Loophole Would Keep Lobbyist Spending In Shadows

UPDATE, Thursday Jan 21: The Fair Political Practices Commission approved new rules requiring lobbying interests to report tens of millions in shadowy payments to influence the legislature. But the FPPC’s failure to close a loophole could make the rules moot by allowing companies to funnel those funds through a middle-man and continue keeping most of their spending in the dark.
"Asked why the commission didn’t take action, say, in 2000 when 52 percent of total payments were being described as “other,” Wierenga said, “There’s been resistance at some base level from the lobbying industry. And I think that previous (commission) chairs had other, higher priorities.”

“'Resistance' from the lobbying industry suggests that the commission must be watchful about how the new rules are applied.

"Already, Consumer Watchdog has alerted the commission that allowing an option to disclose payments as “public affairs” could allow lobbyist groups to hire third parties to avoid disclosure. It may sound cumbersome, but lobbying groups are dogged in their quest for influence. That’s had negative effects on the public’s interest, and it's always a potential threat."

A loophole that would allow lobbyists to launder money through third parties may stymie the Fair Political Practices Commission’s attempt to shine more light on money spent by big industries to influence the legislature.
In December the FPPC unveiled rules requiring lobbyists to provide more detailed accounting of lump sum “other payments to influence.” This catch-all category allows lobbyists to obscure millions of dollars in spending to influence the public in the hopes that moving public opinion will change politicians’ votes. In 2014, these “other payments” accounted for $24.5 million, 69%, of the spending by the top ten lobbyists in Sacramento.
Massive spending by the oil industry at the end of the last legislative session is Exhibit A for how little the public knows about where that money goes.
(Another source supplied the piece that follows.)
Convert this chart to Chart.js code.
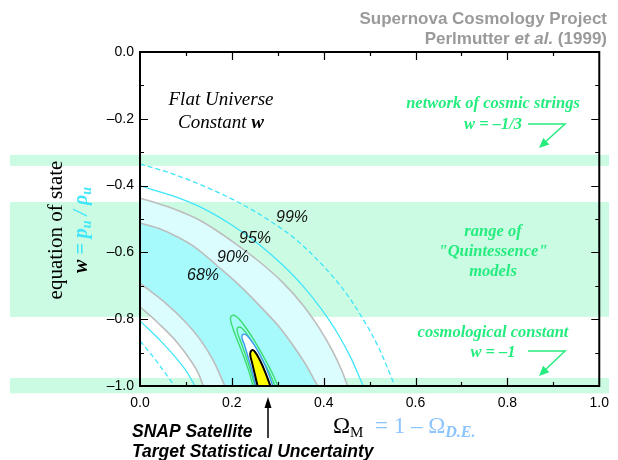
<!DOCTYPE html>
<html>
<head>
<meta charset="utf-8">
<script src="https://cdn.jsdelivr.net/npm/chart.js@4.4.1/dist/chart.umd.min.js"></script>
<style>
html,body{margin:0;padding:0;background:#fff}
#wrap{width:618px;height:460px}
</style>
</head>
<body>
<div id="wrap"><canvas id="cv" width="618" height="460"></canvas></div>
<script>
// confidence contours, [Omega_M, w]
const c99Outer = [[0,-0.335],[0.065,-0.362],[0.133,-0.398],[0.210,-0.447],[0.280,-0.503],[0.340,-0.562],[0.402,-0.645],[0.447,-0.719],[0.484,-0.796],[0.520,-0.886],[0.555,-1.0]];
const c95Outer = [[0,-0.401],[0.070,-0.430],[0.133,-0.465],[0.200,-0.518],[0.260,-0.577],[0.310,-0.637],[0.355,-0.701],[0.395,-0.770],[0.430,-0.842],[0.460,-0.918],[0.486,-1.0]];
const c90Outer = [[0,-0.437],[0.070,-0.468],[0.133,-0.506],[0.200,-0.566],[0.260,-0.628],[0.310,-0.689],[0.355,-0.758],[0.390,-0.826],[0.420,-0.897],[0.440,-0.956],[0.452,-1.0]];
const c68Outer = [[0,-0.512],[0.040,-0.528],[0.082,-0.554],[0.120,-0.585],[0.168,-0.640],[0.220,-0.703],[0.269,-0.772],[0.305,-0.826],[0.333,-0.878],[0.360,-0.934],[0.387,-1.0]];
// inner edges run on below the frame so the shaded bands close under the axis
const c68Inner = [[0,-0.692],[0.060,-0.757],[0.100,-0.810],[0.133,-0.865],[0.160,-0.925],[0.185,-1.0],[0.390,-1.55]];
const c90Inner = [[0,-0.763],[0.040,-0.812],[0.080,-0.868],[0.114,-0.931],[0.127,-0.962],[0.138,-1.0],[0.460,-1.95]];
const c95Inner = [[0,-0.805],[0.049,-0.871],[0.099,-0.952],[0.120,-1.0]];
const c99Inner = [[0,-0.865],[0.034,-0.922],[0.075,-1.0]];

// SNAP target contours (closed at the w = -1 edge)
const snapGreen1 = [[0.246,-1.0],[0.238,-0.960],[0.227,-0.916],[0.214,-0.870],[0.203,-0.830],[0.197,-0.800],[0.200,-0.789],[0.210,-0.792],[0.225,-0.815],[0.245,-0.855],[0.262,-0.895],[0.278,-0.935],[0.291,-0.970],[0.300,-1.0]];
const snapGreen2 = [[0.250,-1.0],[0.242,-0.960],[0.232,-0.916],[0.220,-0.870],[0.212,-0.838],[0.213,-0.825],[0.222,-0.827],[0.238,-0.855],[0.256,-0.895],[0.272,-0.935],[0.285,-0.970],[0.294,-1.0]];
const snapBlue = [[0.252,-1.0],[0.245,-0.960],[0.236,-0.916],[0.227,-0.875],[0.222,-0.855],[0.225,-0.845],[0.234,-0.850],[0.250,-0.880],[0.266,-0.920],[0.279,-0.960],[0.289,-1.0]];
const snapCore = [[0.256,-1.0],[0.250,-0.965],[0.244,-0.930],[0.240,-0.905],[0.243,-0.893],[0.250,-0.897],[0.262,-0.925],[0.273,-0.960],[0.284,-1.0]];

// shaded w ranges: cosmic strings, quintessence, cosmological constant
const bandTop    = [-0.308, -0.449, -0.976];
const bandBottom = [-0.341, -0.793, -1.022];

const contourLabels = ['99%','95%','90%','68%'];

const SANS  = '"Liberation Sans", Arial, sans-serif';
const SERIF = '"Liberation Serif", "DejaVu Serif", serif';
const GREEN_TXT = '#25ec7e';
const BAND = '#ccfbe3';
const CYAN = '#3fe6fa';
const GRAY = '#bdbdbd';
const SKY  = '#8cc4ff';

const pts = a => a.map(([x,y])=>({x,y}));

function runs(ctx, parts, x, y, align){
  let w = 0;
  parts.forEach(p=>{ ctx.font = p.f; w += ctx.measureText(p.t).width; });
  let cx = align==='center' ? x - w/2 : align==='right' ? x - w : x;
  parts.forEach(p=>{
    ctx.font = p.f; ctx.fillStyle = p.c;
    ctx.fillText(p.t, cx, y + (p.dy||0));
    cx += ctx.measureText(p.t).width;
  });
}

function arrow(ctx, x0, y0, x1, y1, len, half){
  const a = Math.atan2(y1-y0, x1-x0);
  ctx.beginPath();
  ctx.moveTo(x1, y1);
  ctx.lineTo(x1 - len*Math.cos(a) + half*Math.sin(a), y1 - len*Math.sin(a) - half*Math.cos(a));
  ctx.lineTo(x1 - len*Math.cos(a) - half*Math.sin(a), y1 - len*Math.sin(a) + half*Math.cos(a));
  ctx.closePath(); ctx.fill();
}

const frame = {
  id: 'frame',
  beforeDraw(chart){
    const ctx = chart.ctx, ys = chart.scales.y;
    ctx.save();
    ctx.fillStyle = BAND;
    bandTop.forEach((t,i)=>{
      const y0 = ys.getPixelForValue(t), y1 = ys.getPixelForValue(bandBottom[i]);
      ctx.fillRect(10, y0, 599, y1 - y0);
    });
    ctx.restore();
  },
  afterDraw(chart){
    const ctx = chart.ctx, a = chart.chartArea;
    const xs = chart.scales.x, ys = chart.scales.y;
    ctx.save();
    // inward ticks on all four sides
    ctx.strokeStyle = '#000'; ctx.lineWidth = 1.2;
    ctx.beginPath();
    xs.ticks.forEach(t=>{
      const px = Math.round(xs.getPixelForValue(t.value)) + 0.5;
      if(px < a.left + 2 || px > a.right - 2) return;
      const L = Math.round(t.value*10) % 2 === 0 ? 8 : 4;
      ctx.moveTo(px, a.bottom); ctx.lineTo(px, a.bottom - L);
      ctx.moveTo(px, a.top); ctx.lineTo(px, a.top + L);
    });
    ys.ticks.forEach(t=>{
      const py = Math.round(ys.getPixelForValue(t.value)) + 0.5;
      if(py < a.top + 2 || py > a.bottom - 2) return;
      const L = Math.round(Math.abs(t.value)*10) % 2 === 0 ? 8 : 4;
      ctx.moveTo(a.left, py); ctx.lineTo(a.left + L, py);
      ctx.moveTo(a.right, py); ctx.lineTo(a.right - L, py);
    });
    ctx.stroke();
    ctx.lineWidth = 2;
    ctx.strokeRect(a.left, a.top, a.right - a.left, a.bottom - a.top);

    ctx.textBaseline = 'alphabetic'; ctx.textAlign = 'left';

    // credit
    runs(ctx, [{t:'Supernova Cosmology Project', f:'bold 17px '+SANS, c:'#9a9a9a'}], 607, 24, 'right');
    runs(ctx, [
      {t:'Perlmutter ', f:'bold 17px '+SANS, c:'#9a9a9a'},
      {t:'et al.', f:'italic bold 17px '+SANS, c:'#9a9a9a'},
      {t:' (1999)', f:'bold 17px '+SANS, c:'#9a9a9a'}], 607, 44, 'right');

    runs(ctx, [{t:'Flat Universe', f:'italic 19px '+SERIF, c:'#000'}], 221, 105, 'center');
    runs(ctx, [{t:'Constant ', f:'italic 19px '+SERIF, c:'#000'},
               {t:'w', f:'italic bold 19px '+SERIF, c:'#000'}], 221, 128, 'center');

    // green annotations
    const gf = 'italic bold 16.5px '+SERIF;
    runs(ctx, [{t:'network of cosmic strings', f:gf, c:GREEN_TXT}], 493, 108, 'center');
    runs(ctx, [{t:'w = \u20131/3', f:gf, c:GREEN_TXT}], 493, 129, 'center');
    runs(ctx, [{t:'range of', f:gf, c:GREEN_TXT}], 493, 236, 'center');
    runs(ctx, [{t:'"Quintessence"', f:gf, c:GREEN_TXT}], 493, 256, 'center');
    runs(ctx, [{t:'models', f:gf, c:GREEN_TXT}], 493, 276, 'center');
    runs(ctx, [{t:'cosmological constant', f:gf, c:GREEN_TXT}], 493, 337, 'center');
    runs(ctx, [{t:'w = \u20131', f:gf, c:GREEN_TXT}], 493, 357, 'center');

    ctx.strokeStyle = GREEN_TXT; ctx.fillStyle = GREEN_TXT; ctx.lineWidth = 1.5;
    [[124,148],[351,376]].forEach(([yh, ytip])=>{
      ctx.beginPath();
      ctx.moveTo(528, yh); ctx.lineTo(565, yh); ctx.lineTo(543, ytip - 4);
      ctx.stroke();
      arrow(ctx, 565, yh, 539, ytip, 10, 4.5);
    });

    // contour level labels
    const lp = [[292,222],[255,243],[233,262],[203,280]];
    contourLabels.forEach((s,i)=>runs(ctx, [{t:s, f:'italic 16px '+SANS, c:'#111'}], lp[i][0], lp[i][1], 'center'));

    // y title
    ctx.save();
    ctx.rotate(-Math.PI/2);
    runs(ctx, [{t:'equation of state', f:'21px '+SERIF, c:'#000'}], -230, 62, 'center');
    runs(ctx, [
      {t:'w', f:'italic bold 20px '+SERIF, c:'#000'},
      {t:' = p', f:'italic bold 20px '+SERIF, c:CYAN},
      {t:'u', f:'italic bold 14px '+SERIF, c:CYAN, dy:4},
      {t:' / \u03c1', f:'italic bold 20px '+SERIF, c:CYAN},
      {t:'u', f:'italic bold 14px '+SERIF, c:CYAN, dy:4}], -230, 87, 'center');
    ctx.restore();

    // x title
    runs(ctx, [
      {t:'\u03a9', f:'23px '+SERIF, c:'#000'},
      {t:'M', f:'15px '+SERIF, c:'#000', dy:4},
      {t:'  = 1 \u2013 \u03a9', f:'23px '+SERIF, c:SKY},
      {t:'D.E.', f:'italic bold 16px '+SERIF, c:SKY, dy:4}], 333, 433, 'left');

    // SNAP note and arrow
    runs(ctx, [{t:'SNAP Satellite', f:'italic bold 17.5px '+SANS, c:'#000'}], 132, 437, 'left');
    runs(ctx, [{t:'Target Statistical Uncertainty', f:'italic bold 17.5px '+SANS, c:'#000'}], 132, 457, 'left');
    ctx.strokeStyle = '#000'; ctx.fillStyle = '#000'; ctx.lineWidth = 1.5;
    ctx.beginPath(); ctx.moveTo(268, 438); ctx.lineTo(268, 405); ctx.stroke();
    arrow(ctx, 268, 438, 268, 397, 11, 3.5);
    ctx.restore();
  }
};

function curve(data, color, opts){
  return Object.assign({data: pts(data), borderColor: color, borderWidth: 1.3,
    pointRadius: 0, fill: false, cubicInterpolationMode: 'monotone'}, opts||{});
}
function loop(data, color, opts){
  return Object.assign({data: pts(data), borderColor: color, borderWidth: 1.4,
    pointRadius: 0, fill: false, tension: 0.4}, opts||{});
}

const datasets = [
  curve(c90Outer, GRAY, {fill: '+1', backgroundColor: '#dcfdfd', borderWidth: 1.6}),
  curve(c90Inner, GRAY, {borderWidth: 1.6}),
  curve(c68Outer, GRAY, {fill: '+1', backgroundColor: '#a6fafb', borderWidth: 1.6}),
  curve(c68Inner, GRAY, {borderWidth: 1.6}),
  curve(c95Outer, CYAN),
  curve(c95Inner, CYAN),
  curve(c99Outer, CYAN, {borderDash: [5,3]}),
  curve(c99Inner, CYAN, {borderDash: [5,3]}),
  loop(snapGreen1, '#3ddc6e'),
  loop(snapGreen2, '#3ddc6e'),
  loop(snapBlue, '#3c9cf0', {fill: 'shape', backgroundColor: '#ffffff'}),
  loop(snapCore, '#000000', {fill: 'shape', backgroundColor: '#ffff00', borderWidth: 2})
];
datasets.forEach((d,i)=>{ d.order = datasets.length - i; });

new Chart(document.getElementById('cv'), {
  type: 'line',
  data: {datasets},
  options: {
    responsive: false,
    animation: false,
    events: [],
    layout: {padding: {left: 0, top: 52, right: 12, bottom: 0}},
    plugins: {legend: {display: false}, tooltip: {enabled: false}},
    scales: {
      x: {type: 'linear', min: 0, max: 1,
        afterFit: s => { s.height = 74; },
        border: {display: false},
        grid: {display: false, drawTicks: false},
        ticks: {stepSize: 0.1, autoSkip: false, maxRotation: 0, padding: 9,
          color: '#000', font: {family: SANS, size: 14},
          callback: v => Math.round(v*10) % 2 === 0 ? v.toFixed(1) : ''}},
      y: {type: 'linear', min: -1, max: 0,
        afterFit: s => { s.width = 140; },
        border: {display: false},
        grid: {display: false, drawTicks: false},
        ticks: {stepSize: 0.1, autoSkip: false, padding: 6,
          color: '#000', font: {family: SANS, size: 14},
          callback: v => Math.round(Math.abs(v)*10) % 2 === 0
            ? (Math.abs(v) < 1e-9 ? '0.0' : '\u2013' + Math.abs(v).toFixed(1)) : ''}}
    }
  },
  plugins: [frame]
});
</script>
</body>
</html>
The Western States Petroleum Association, or WSPA, spent a record $6.7 million lobbying in the third quarter of 2015, much of it to kill a plan by Senate leaders to reduce petroleum use in California by 50%. 
Some of that money paid for videos and print mailers that claimed the bill would make it tougher for families to drive to work or buy groceries. The supposed source was a grassroots-sounding group called the California Drivers Alliance. None of this was disclosed when WSPA reported spending $6.1 million in “other payments.”
The Commission’s new rules would require more detail about who was paid and what was paid for, including advertising, media relations, consulting, grassroots organizing, events or research. 
But companies that lobby could sidestep the rules entirely by simply funneling spending through a third party. Take the case of the oil industry under the new rules: WSPA would write a $6 million check to ABC Consulting firm. WSPA would disclose $6 million in “public affairs” spending paid to ABC Consulting. Then ABC Consulting would spend all the money for them. Neither WSPA or ABC Consulting would have to explain where the money went and Californians would end up with no more information than we had when the Commission started.
Consumer Watchdog called on the Commission to close this gaping loophole in a letter last month, calling for additional disclosure of sub-vendors to eliminate the ability of special interests to hide their spending behind a middle-man. 
To do so, the Commission may have to go old school. 
Political interests use 21st Century political tactics, but in California the public disclosure of their activities is housed in a 20th Century political database. The technology is so outdated and inflexible that, as FPPC staff wrote in the memo accompanying their proposed rules:
"Forms on the Cal-Access system have fixed fields and space restrictions that limit how much new information can be entered. [Secretary of State] technical staff stated that adding new fields to any of the relevant lobbying forms was not feasible."
Secretary of State Alex Padilla was blunt about this tech failure at a recent Senate hearing on civic engagement:
"The guts of Cal Access and how it’s built and how it has evolved leaves much to be desired," he said. "From a technical, a coding standpoint, it’s often referred to as a Frankenstein monster of code." 
It’s time for the legislature to pony up and pay for a campaign database that works for modern voters. If they don’t, voters may have a chance with a proposed ballot initiative that would provide $13 million in new funding to upgrade the system.
Until then, the FPPC can require lobbyist disclosures of subvendors to be filed on a separate form and post it as a pdf to their website. It’s far from the ideal solution. But until the legislature, or the voters, finally upgrade our outdated tech it may be the best we can do.